Pianist Jennifer Whyte accompanied most of the actors from a soundproofed box offstage, following their lead on a monitor. "The songs are so established and precious, but part of what Tom wanted was to improvise," Whyte says. "I could extend things, change the color and texture. I found tiny things to do, like a little twinkle on the piano, to tell the characters who they were."
The actors' improvisations were caught from every angle, because Hooper had as many as six cameras rolling at once. He often settled on long, single takes, he says: "When you have found actors at this level, you kind of sit in the cutting room and go, You know, why edit?"

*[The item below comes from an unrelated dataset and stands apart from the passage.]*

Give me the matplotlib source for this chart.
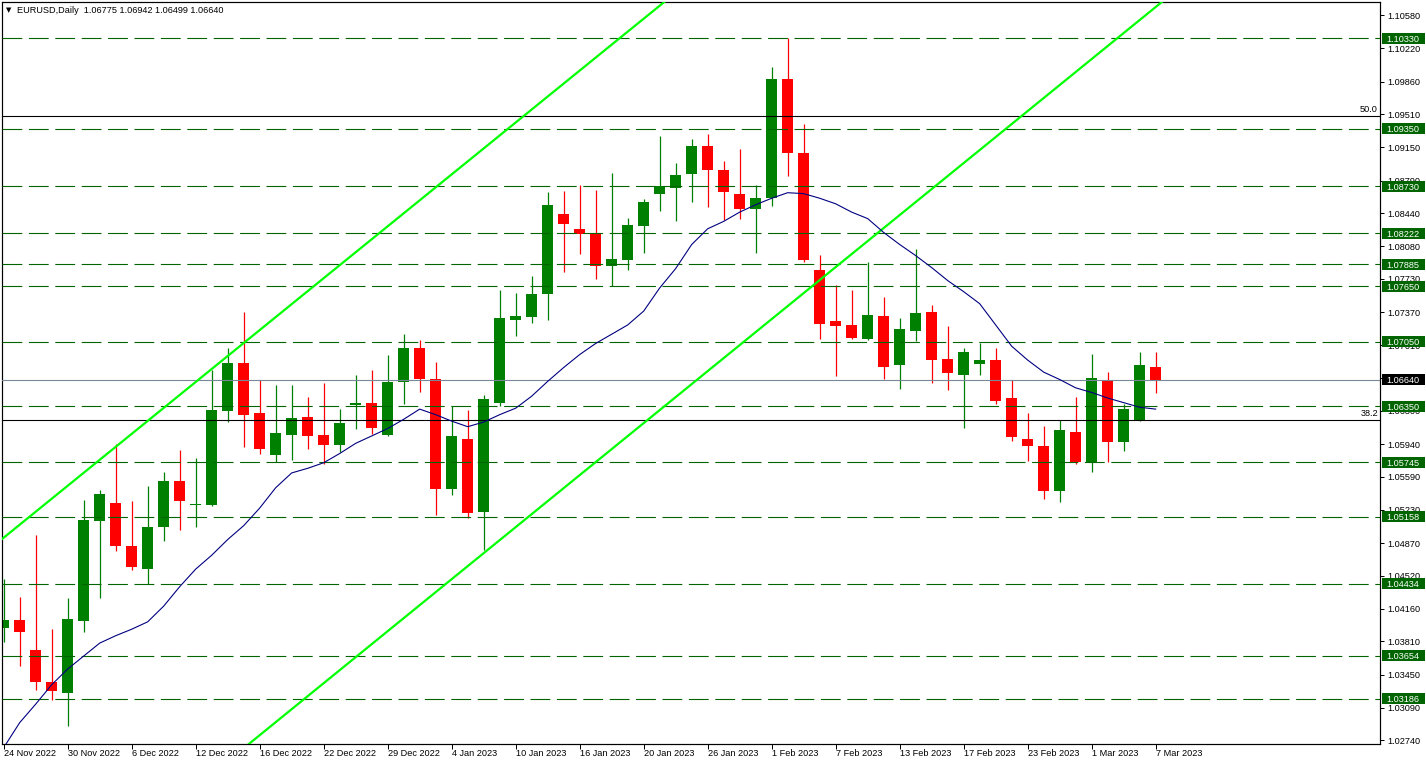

Though the performances differed from take to take, the actors were still singing the same well-known, time-tested songs. Hooper says he had fleeting moments of doubt about the contemporary resonance of Les Miz: "Is it still relevant? The thing that struck me is that we're living at a time when a lot of people are hurting around the world because of economic and social inequity, and there's tremendous anger about the system."
"The prophecy of Hugo has not budged," says Boublil. "Nothing he prophesied 150 years ago has become irrelevant today."
"Fantine is not just a character that lived centuries ago," says Hathaway, who spent months researching the lives of women who sell sex. "Women are having sexual experiences for less than a dollar a day so their children can eat. There's someone like her a block from us right now. And that should be to our collective, mutual outrage and shame."
But Fantine lives vividly for Hathaway in happier ways as well. "The second time I ever saw the show, my mom [Kate McCauley Hathaway] played Fantine," she says. "It was the last role she had before she gave up acting to be a mother. I grew up a precocious, musically inclined youngster, and so I of course imagined myself in the show, but as every character but Fantine. It sort of felt off-limits."
But fate or God or Hollywood had its own plan. "When the film came around, I found out I was too old to play ponine or Cosette--which I handled with astonishing grace." (Hathaway just turned 30.) That left Fantine. "I was like, Whoa. That song? My mom's part? Gracious! But she had the coolest response. She told me that when she sang, 'Cosette, it's past your bedtime,' she would imagine me."